Sami Williams’ offensive performance this season has already been one for the record books.
The Chicago Bandits carry the league’s longest active winning streak into the final stretch of the regular season, with Williams acting as the engine behind one of the hottest offenses in the Athletes Unlimited Softball League. Through 18 games, the third baseman leads the league in doubles (8), RBIs (30), slugging percentage (1.078) and OPS (1.609), and stands tied for first with 24 hits while tied atop the home run leaderboard with Maya Brady and Megan Grant with seven blasts.
Last week, Williams etched her name into league history by surpassing Erin Coffel’s single-season RBI record with her 29th RBI. She has since extended the mark to 30, a total that is already 10 ahead of the league’s next-closest hitter, Sydney Romero (20), and more than three times the second-highest RBI total on the Bandits roster, where Mac Barbara sits with nine.
Williams is averaging 1.33 hits and 1.67 RBIs per game, but those numbers only tell part of the story. Here’s a closer look at how she’s become the most productive hitter in the AUSL.
Keeping the Party Going
If there’s one thing Williams is going to do offensively, it’s keep the party going.
The Bandits’ lineup has become one of the most dangerous in the league because hitters consistently pass the baton, and Williams has made a habit of opening the floodgates and extending rallies.
Of Williams’ 24 hits, 17 have come after at least one teammate had already recorded a hit in the inning, meaning nearly 70 percent of her hits have extended rallies that were already underway. Nine of those hits came immediately after a teammate’s hit, allowing the Bandits to string together productive at-bats.
She’s also shown she can ignite rallies herself, as seven of her hits this season have been the Bandits’ first hit of an inning.
Her impact has become even more evident during Chicago’s current seven-game winning streak.
Since the Bandits’ series-clinching win over the Spark on June 28, Williams is batting .444 (8-for-18) with a .667 on-base percentage, 1.111 slugging percentage and a staggering 1.778 OPS. She has scored eight runs, collected three doubles and three home runs, driven in 16 RBIs, drawn three walks, been hit by a pitch once, and struck out just five times in her last 24 plate appearances.
Those 16 RBIs account for more than half of her season total.
“I think we just feed off each other,” Williams said of the Bandits lineup. “When someone gets on, you want to keep it going. You don’t want to be the one who ends the inning.”
That mentality has helped transform the Bandits from a slow-starting club into the hottest team in the AUSL in the final weeks of the postseason race.
More Than Just Power
Williams may be leading the Bandits in home runs, but she’s not just a power hitter.

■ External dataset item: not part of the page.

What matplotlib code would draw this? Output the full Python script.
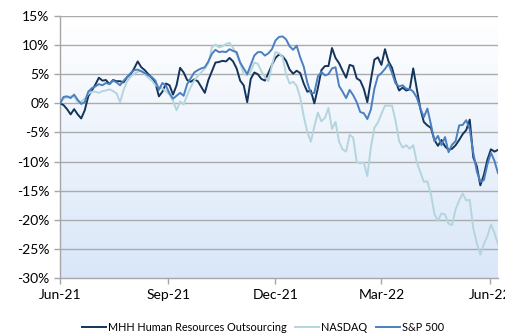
import matplotlib
matplotlib.use("Agg")
import matplotlib.pyplot as plt
import matplotlib.dates as mdates
import numpy as np
import pandas as pd

# one observation every 3 days, starting 1 Jun 2021
dates = pd.date_range("2021-06-01", periods=125, freq="3D")

# cumulative return since Jun-21, in %
mhh = [0, -0.3, -1.0, -1.9, -1.0, -1.9, -2.6, -1.2, 1.2, 2.2,
       3.2, 4.4, 3.9, 4.0, 3.3, 4.0, 3.8, 3.8, 3.6, 4.5,
       5.0, 6.0, 7.2, 6.2, 5.7, 5.0, 4.4, 3.5, 1.2, 2.0,
       3.4, 3.1, 1.5, 3.1, 6.1, 5.3, 4.0, 3.7, 4.1, 3.8,
       2.8, 1.8, 4.0, 5.5, 7.0, 7.1, 7.3, 7.2, 7.8, 7.2,
       6.0, 3.9, 3.1, 0.2, 4.2, 5.3, 5.0, 4.2, 3.9, 5.2,
       6.6, 7.8, 8.4, 8.1, 7.3, 5.8, 5.1, 5.6, 5.2, 3.4,
       2.0, 2.2, 0.0, 2.6, 5.7, 6.4, 6.4, 9.5, 7.8, 6.9,
       5.6, 4.4, 6.6, 6.4, 4.3, 3.9, 2.5, 0.2, 4.0, 7.5,
       7.9, 6.6, 9.3, 7.2, 6.1, 3.8, 2.2, 2.7, 2.2, 2.4,
       6.0, 2.5, -0.9, -3.2, -3.8, -4.2, -6.3, -7.3, -6.3, -7.4,
       -8.0, -7.8, -7.2, -6.3, -5.3, -4.6, -2.8, -9.3, -10.8, -14.1,
       -12.3, -9.7, -7.9, -8.3, -8.0]

nasdaq = [0, 0.8, 1.0, 1.2, 1.2, 0.2, 0.3, 0.8, 1.6, 2.0,
          2.0, 1.8, 2.1, 2.2, 2.4, 2.1, 1.7, 0.2, 2.3, 3.8,
          4.6, 5.1, 5.4, 5.6, 5.0, 4.4, 3.9, 3.1, 2.8, 2.5,
          2.1, 1.5, 0.4, -1.2, 0.3, -0.2, 1.4, 2.8, 3.9, 4.7,
          5.3, 6.0, 6.9, 9.6, 10.1, 9.6, 9.8, 10.2, 10.4, 9.5,
          8.4, 7.0, 5.0, 4.8, 5.5, 7.0, 6.8, 5.5, 4.5, 3.8,
          6.5, 8.8, 8.6, 8.0, 5.0, 3.4, 3.7, 3.0, 1.0, -2.2,
          -4.9, -6.6, -4.0, -1.6, -3.1, -2.5, -0.8, -4.4, -3.2, -6.6,
          -7.9, -8.3, -5.4, -5.9, -10.1, -10.3, -10.2, -12.5, -7.6, -4.2,
          -3.3, -1.8, -0.4, -0.4, -0.4, -3.0, -6.5, -7.6, -7.2, -7.8,
          -7.2, -10.1, -11.8, -13.5, -13.4, -15.6, -19.0, -20.2, -18.9, -19.1,
          -20.7, -20.9, -18.2, -16.7, -15.5, -16.7, -16.6, -21.5, -24.0, -26.0,
          -24.2, -22.8, -20.8, -22.3, -24.2]

sp500 = [0, 1.1, 1.2, 0.9, 1.5, 0.6, -0.1, 0.2, 2.0, 2.6,
         2.9, 3.3, 3.1, 3.5, 3.3, 3.9, 3.6, 3.1, 3.9, 4.5,
         5.2, 5.7, 5.8, 5.5, 5.2, 4.8, 4.5, 3.9, 2.3, 3.5,
         3.0, 1.7, 0.8, 1.3, 1.8, 1.3, 3.3, 4.3, 5.3, 5.7,
         6.0, 6.2, 7.2, 8.5, 9.2, 8.8, 8.9, 8.8, 9.3, 9.0,
         8.8, 7.0, 6.0, 5.0, 6.6, 8.2, 8.8, 8.8, 8.2, 8.6,
         9.3, 10.8, 11.4, 11.5, 11.0, 9.8, 9.2, 9.9, 7.9, 6.3,
         3.6, 1.7, 1.8, 4.6, 5.4, 4.8, 5.0, 6.0, 6.2, 3.0,
         2.0, 0.9, 2.3, 1.4, 0.2, -1.5, -1.7, -2.7, -1.1, 2.5,
         4.7, 5.2, 5.9, 6.8, 5.2, 3.4, 2.9, 3.1, 2.5, 2.5,
         2.0, 1.0, -0.8, -2.4, -0.9, -3.6, -6.5, -5.6, -7.2, -5.8,
         -8.4, -7.1, -6.5, -3.8, -3.7, -2.9, -4.5, -8.5, -11.7, -13.5,
         -13.2, -10.5, -8.5, -9.9, -12.0]

series_names = ["MHH Human Resources Outsourcing", "NASDAQ", "S&P 500"]
series_colors = ["#14345a", "#b4d5de", "#4b7fbf"]
yticks = [-30, -25, -20, -15, -10, -5, 0, 5, 10, 15]
xticks = ["2021-06-01", "2021-09-01", "2021-12-01", "2022-03-01", "2022-06-01"]

plt.rcParams["font.family"] = ["Lato", "DejaVu Sans"]

fig = plt.figure(figsize=(5.06, 3.34), dpi=100)
ax = fig.add_axes([0.1186, 0.168, 0.8656, 0.784])

# white-to-pale-blue fill of the plot area
grad = np.linspace(1, 0, 256).reshape(-1, 1)
bg = np.ones((256, 1, 3))
top = np.array([1.0, 1.0, 1.0])
bot = np.array([0.85, 0.905, 0.975])
bg[:, 0, :] = bot + (top - bot) * grad
ax.imshow(bg, extent=[0, 1, 0, 1], transform=ax.transAxes, aspect="auto", zorder=0)

for y in yticks[1:]:
    ax.axhline(y, color="#ababab", lw=1.0, zorder=1)

for vals, name, col in zip([mhh, nasdaq, sp500], series_names, series_colors):
    ax.plot(dates, vals, color=col, lw=1.4, label=name, zorder=3)

ax.set_xlim(dates[0], dates[-1])
ax.set_ylim(-30, 15)
ax.set_yticks(yticks)
ax.set_yticklabels([f"{v}%" for v in yticks])
ax.set_xticks(pd.to_datetime(xticks))
ax.xaxis.set_major_formatter(mdates.DateFormatter("%b-%y"))

for s in ["top", "right"]:
    ax.spines[s].set_visible(False)
for s in ["left", "bottom"]:
    ax.spines[s].set_color("#a6a6a6")
    ax.spines[s].set_linewidth(1.0)
ax.tick_params(axis="both", colors="#a6a6a6", labelcolor="black", labelsize=10,
               length=4, width=1.0)
ax.tick_params(axis="x", pad=4)

leg = fig.legend(loc="lower center", bbox_to_anchor=(0.52, -0.025), ncol=3,
                 frameon=False, fontsize=7.8, handlelength=2.2, handletextpad=0.2,
                 columnspacing=0.8)

fig.savefig("out.png", dpi=100)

Her 24 hits have included eight doubles, one triple and seven home runs, meaning 16 of her 24 hits (exactly two-thirds) have been for extra bases. Meanwhile, eight of her hits have been singles.
That balance has helped produce a league-best 1.078 slugging percentage and proves that Williams can beat opposing defenses in virtually every possible way. She has driven balls into the gaps, launched home runs to left, left-center, right-center, and center field, recorded key sacrifice flies, and drawn six walks, proving herself as a multi-dimensional hitter.
Williams credits much of that versatility to the work she puts in before games.
Rather than repeating the same drills every day, she intentionally changes her routines to prepare for different counts, pitch locations, and game situations so her body never becomes comfortable reacting to just one look.
“I don’t want my body to get used to one movement,” Williams said. “If I’m always practicing the same thing, then I’m only prepared for one pitch or one situation.”
That variety in her training regimen has translated directly to games, where opposing pitchers have struggled to find a consistent way to attack her.
Preparation Meets Perspective
Williams describes herself as an overthinker.
She values scouting reports, analytics and film study, but she’s also learned that once she steps into the batter’s box, her best moments come when her mind is quiet.
She knows that in some ways, softball is a game of luck. A screaming line drive can find the perfect patch of outfield grass one inning and a defender’s glove the next, and Williams is okay with that.
Rather than allowing those results to impact her confidence, Williams has learned to trust the work she puts in before first pitch.
“You can hit the ball really hard right at somebody,” she said. “If I prepared the right way and put a good swing on it, that’s really all I can control.”
That mindset has allowed Williams to swap meticulous preparation for freedom once the game begins.
“A lot of this game is out of your control and it’s kind of luck,” she said. “It’s kind of like it’s a combo of luck and preparation. So yeah, I’m not trying to overthink it, and you know, being appreciative when I get a good spot from a pitcher.”
The result of her approach has been one of the most dominant offensive seasons the AUSL has seen.
Williams has already rewritten the league’s RBI record while leading nearly every major offensive category, and carved out a role as one of the most effective rally-builders in the AUSL.
As Chicago rides a seven-game winning streak toward the postseason, no hitter has done more to keep the Bandits’ rallies alive than Williams.